Saya memasuki halaman tempat ini yang berbatasan langsung dengan laut (Selat Madura), dari seberang tampak Jembatan Suramadu. Setelah berjalan menjauh dari pintu masuk saya bertemu dengan portal kayu yang tidak tertutup sempurna. Dari portal ini tampak jalan setapak masuk ke dalam “hutan”. Sungguh asyik dan sedikit misterius tempat ini. Rindang sekali di kanan-kiri banyak pepohonan besar dan juga semak-semak, hembusan semilir angin laut makin menambah indahnya siang itu. Dan yang paling menakjubkan adalah bangunan semacam bunker atau mungkin tempat meriam dipicu yang kokoh berdiri di situ. Dipenuhi semak-semak rimbun beberapa teman berusaha naik ke bagian atasnya menaiki tangga yang cukup tinggi.

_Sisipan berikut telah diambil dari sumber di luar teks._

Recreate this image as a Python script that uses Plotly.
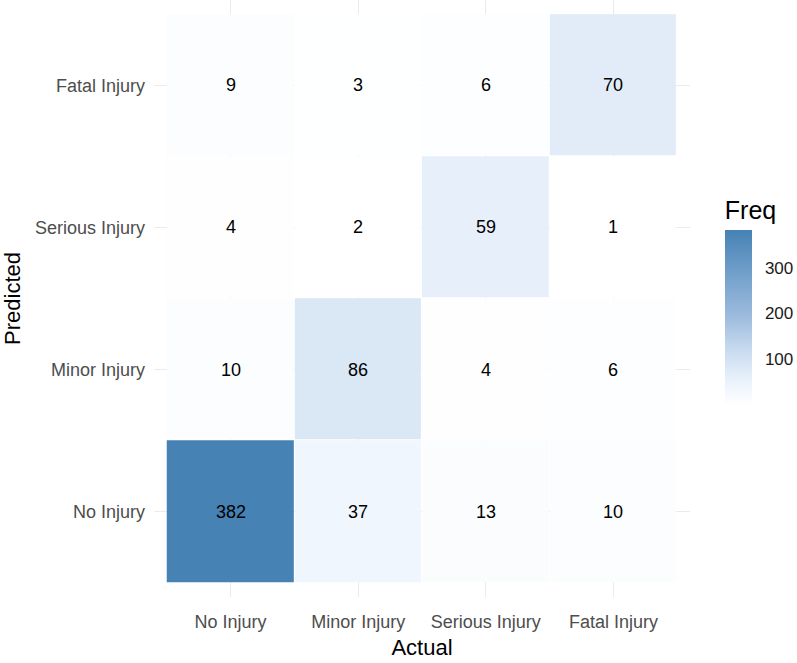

Bangunan dari beton yang liang pintunya terbuat dari besi atau baja ini kokoh berdiri. Ada beberapa coretan di salah satu dindingnya, artinya salah satu spesies saya pernah “menjajah” puncak bangunan ini. Sayang sekali tidak ada info atau petunjuk tentang bangunan apa itu. Usut punya usut ternyata kawasan ini sebenarnya termasuk kawasan yang terlarang dimasuki karena masih menjadi wilayah TNI. Apalagi setelah saya akhirnya naik ke atas melewati rimbunnya semak-semak yang menakutkan itu, saya takut dipatuk ular, karena saya tidak tahan juga melihat beberapa teman duduk bersantai di atasnya. Belum 10 menit saya di atas ada seorang bapak yang mengusir kami dan menyuruh kami segera turun karena di tempat itu ada “penunggunya”. Haish makin seram saja.
Padahal sekitar 30 meter dari tempat tersebut ada hampir 10 orang pekerja sedang menjemur sesuatu dan mengibas-ngibaskan barang jemurannya. Saya tidak terlalu jelas apa yang dijemur, entah karung plastik, entah apa bendanya seperti bulu-bulu coklat besar yang dihamparkan di antara banyak karung plastik. Mereka berteriak-teriak ke arah saya, awalnya saya pikir mereka melarang saya dan teman-teman naik ke atas bangunan bunker tersebut, tetapi setelah say adengarkan mereka ternyata minta difoto. Oh…ternyata..
Setelah
pengusiran dari salah satu warga, saya dan teman lainnya berjalan keluar
kompleks makam dan menyusuri jalan yang sama dengan jalan awal. Serunya
tiba-tiba hujan deras datang, benar-benar tanpa gerimis di awal. Payung segera
saya keluarkan, teman lainnya berlari mencari perlindungan dari air hujan.
Anak-anak madrasah berhamburan sambil berteriak heboh. Pedagang jajanan di
depan sekolah segera menurunkan terpal menyelamatkan barang dagangan agar tidak
kehujanan. Setelah berteduh hampir 15 menit akhirnya saya berjalan
kembali ke titik awal. Pandangan mata kembali beradu pada penjual lontong
kupang, saya harus membeli untuk dibawa pulang, ikrar saya saat itu. Ikrar yang
nantinya harus “dibayar mahal”.
Setelah berhenti membeli kerupuk ikan dan
keripik kentang berbumbu merah, saya pamit pada Tinta untuk pulang lebih awal
karena saya akan menaiki bemo yang berlawanan arah dengan arah pulang alias
arahnya kembali menuju jalan yang saya lewati saat berangkat tadi.